Of all the divisions in America, none is as insidious and destructive as racism. The powerful documentary THE LONG SHADOW takes a shockingly candid look at America’s original sin – slavery -- and traces the history of slavery from the country’s founding, up through its insidious ties to racism today. We witness from the moment of America’s birth, how slavery was embedded in principal structural elements of society, and yet, even as slavery ended, these systems still operate today in various forms, carrying out their original purpose - to diminish the social role of black people and keep them in a perpetual state of suffering.
Director Frances Causey and Producer Sally Holst, both privileged daughters of the South, were haunted by their families’ slave-owning pasts. They grew up in a time when white superiority was rarely questioned, and challenging this norm was often met with deadly consequences. Rejecting the oft-told romanticized version of early U.S. history, they embarked on a journey of hidden truths and the untold stories of how America - driven by the South's powerful political influence - steadily, deliberately and with great stealth, established white privilege in our institutions, laws, culture and economy. From New Orleans to Virginia, Mississippi and Canada, they traveled the roads of oppression, suppression, and even hope to reveal the direct link from early slavery, Jim Crow and strong-arm Southern politics to the current racial strife and division we face today.
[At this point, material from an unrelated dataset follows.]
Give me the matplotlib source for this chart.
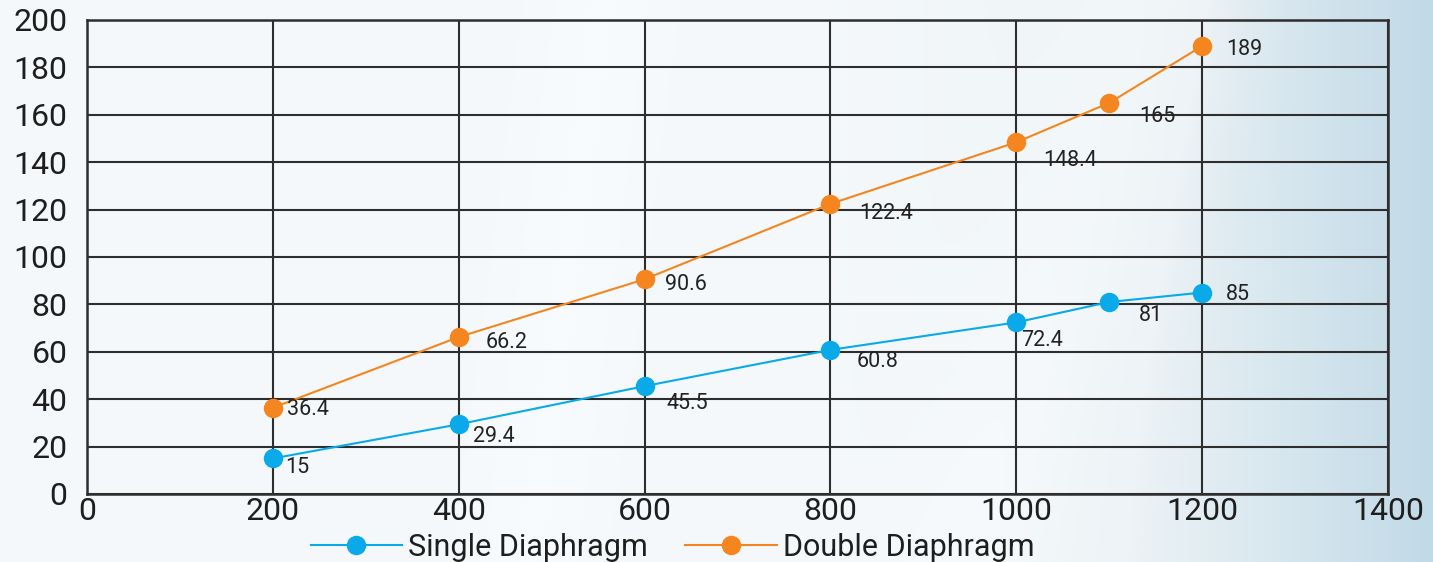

Interlaced with personal stories of Causey and Holst’s privileged childhood, the filmmakers present a startling, unrecognized history that provides much-needed context when considering the major issues that impact black and white relations today. By telling individual stories -- of free blacks in Canada; of a modern, racially motivated shooting -- the filmmakers personalize the lingering cost and the stakes of ignorance, intolerance and inaction, and how that casts a long shadow over our national identity and imperfect democracy. In addition to history, the film examines current social norms that show how oppression lives on in new, devious forms including mass incarceration, health care outcomes and life expectancy, and per-capita income based on race.